Agudath Israel has filed an amicus curiae (friend of the court) brief in the Supreme Court of the United States in a case, Espinoza v. Montana Department of Revenue, involving a Montanta tax credit program for donations to scholarship funds for students attending private schools. The Montana Department of Revenue ruled that the scholarship could not be used at religious schools, on the grounds that the state Constitution contained a provision that prohibited government aid, even indirect aid, to religious institutions. The Department’s decision was challenged in court, and, eventually, the Supreme Court of Montana upheld the position of the Department. Agudath Israel had submitted a brief in that case as well, arguing that under the Free Exercise Clause of the United States Constitution, states should not be allowed to exclude religious institutions from public benefit programs.
In its current brief, Agudath Israel urges the United States Supreme Court to hear the Montana case. The brief argues that under the Supreme Court’s own precedents, notably Trinity Lutheran Church of Columbia v. Comer, decided in 2017, government grant programs may not exclude religious institutions from benefits solely because they are religious institutions. In that case, the Court held that a Missouri program that provided state funding for playground resurfacing could not, under the Free Exercise Clause, bar churches and other religious institutions from the funding program.

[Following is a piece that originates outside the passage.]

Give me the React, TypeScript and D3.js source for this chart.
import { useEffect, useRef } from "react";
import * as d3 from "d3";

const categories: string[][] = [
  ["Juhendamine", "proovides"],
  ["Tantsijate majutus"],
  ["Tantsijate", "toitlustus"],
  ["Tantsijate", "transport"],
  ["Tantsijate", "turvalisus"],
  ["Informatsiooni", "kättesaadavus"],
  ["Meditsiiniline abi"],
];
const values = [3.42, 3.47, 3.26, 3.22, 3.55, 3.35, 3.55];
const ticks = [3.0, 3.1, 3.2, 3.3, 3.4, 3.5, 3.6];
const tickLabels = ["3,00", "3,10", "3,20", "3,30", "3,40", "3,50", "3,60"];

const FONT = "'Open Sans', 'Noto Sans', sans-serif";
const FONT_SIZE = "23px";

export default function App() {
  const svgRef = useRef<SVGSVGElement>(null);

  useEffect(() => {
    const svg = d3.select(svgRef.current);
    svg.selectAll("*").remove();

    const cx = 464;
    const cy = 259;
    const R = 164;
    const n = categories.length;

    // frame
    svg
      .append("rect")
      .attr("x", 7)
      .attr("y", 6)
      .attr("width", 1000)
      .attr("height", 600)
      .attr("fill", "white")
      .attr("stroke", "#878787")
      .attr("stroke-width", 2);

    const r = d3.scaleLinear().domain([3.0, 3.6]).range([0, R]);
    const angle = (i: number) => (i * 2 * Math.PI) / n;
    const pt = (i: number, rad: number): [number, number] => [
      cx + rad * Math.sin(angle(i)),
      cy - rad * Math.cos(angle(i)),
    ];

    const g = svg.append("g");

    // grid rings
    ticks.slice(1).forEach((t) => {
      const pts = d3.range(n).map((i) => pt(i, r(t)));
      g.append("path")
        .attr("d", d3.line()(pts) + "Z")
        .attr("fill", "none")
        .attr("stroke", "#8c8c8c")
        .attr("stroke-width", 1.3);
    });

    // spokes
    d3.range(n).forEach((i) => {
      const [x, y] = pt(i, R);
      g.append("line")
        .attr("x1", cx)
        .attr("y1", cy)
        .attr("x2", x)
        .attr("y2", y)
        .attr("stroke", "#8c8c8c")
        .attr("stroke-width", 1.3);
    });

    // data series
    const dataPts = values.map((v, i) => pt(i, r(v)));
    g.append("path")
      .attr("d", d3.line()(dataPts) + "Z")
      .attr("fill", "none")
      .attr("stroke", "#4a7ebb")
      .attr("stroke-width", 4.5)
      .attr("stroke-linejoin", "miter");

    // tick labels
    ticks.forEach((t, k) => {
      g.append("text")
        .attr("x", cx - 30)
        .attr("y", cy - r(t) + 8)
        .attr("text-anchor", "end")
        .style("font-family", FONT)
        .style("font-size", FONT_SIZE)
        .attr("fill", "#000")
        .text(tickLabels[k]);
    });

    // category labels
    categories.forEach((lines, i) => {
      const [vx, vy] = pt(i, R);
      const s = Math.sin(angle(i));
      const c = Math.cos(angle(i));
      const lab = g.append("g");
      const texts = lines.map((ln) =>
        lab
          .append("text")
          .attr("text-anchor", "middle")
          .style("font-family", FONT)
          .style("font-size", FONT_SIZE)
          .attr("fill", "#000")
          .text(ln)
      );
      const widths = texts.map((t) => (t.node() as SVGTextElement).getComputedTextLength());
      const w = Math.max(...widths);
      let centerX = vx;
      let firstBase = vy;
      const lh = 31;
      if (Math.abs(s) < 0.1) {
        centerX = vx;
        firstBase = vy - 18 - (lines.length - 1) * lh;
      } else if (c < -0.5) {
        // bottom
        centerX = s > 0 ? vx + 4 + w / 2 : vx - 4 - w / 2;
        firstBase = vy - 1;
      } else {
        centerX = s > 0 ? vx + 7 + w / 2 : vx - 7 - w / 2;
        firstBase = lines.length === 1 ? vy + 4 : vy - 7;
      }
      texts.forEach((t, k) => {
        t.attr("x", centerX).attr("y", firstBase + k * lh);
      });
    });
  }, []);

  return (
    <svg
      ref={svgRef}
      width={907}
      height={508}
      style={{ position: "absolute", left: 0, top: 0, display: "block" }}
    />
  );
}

The Agudath Israel brief argues that there should be no constitutional distinction between a state denying funds from religious institutions for playground resurfacing and denying private school scholarship funding from students who choose to attend religious schools. If the Supreme Court agrees to hear the case and upholds the program, it would be a significant precedent, especially in states that have provisions in their constitutions that bar aid to religious institutions, and could pave the way for expanded programs of parental choice for the religious school community.
The brief was signed by Mordechai Biser, Special Counsel for Agudath Israel; Abba Cohen, Agudath Israel’s Vice President for Government Affairs; and Mark Kurzmann of Kurzmann Law Offices, as Counsel of Record. Agudath Israel thanks Scott Whitman, a law student at Georgetown Law Center, for his assistance with the research and drafting of the brief.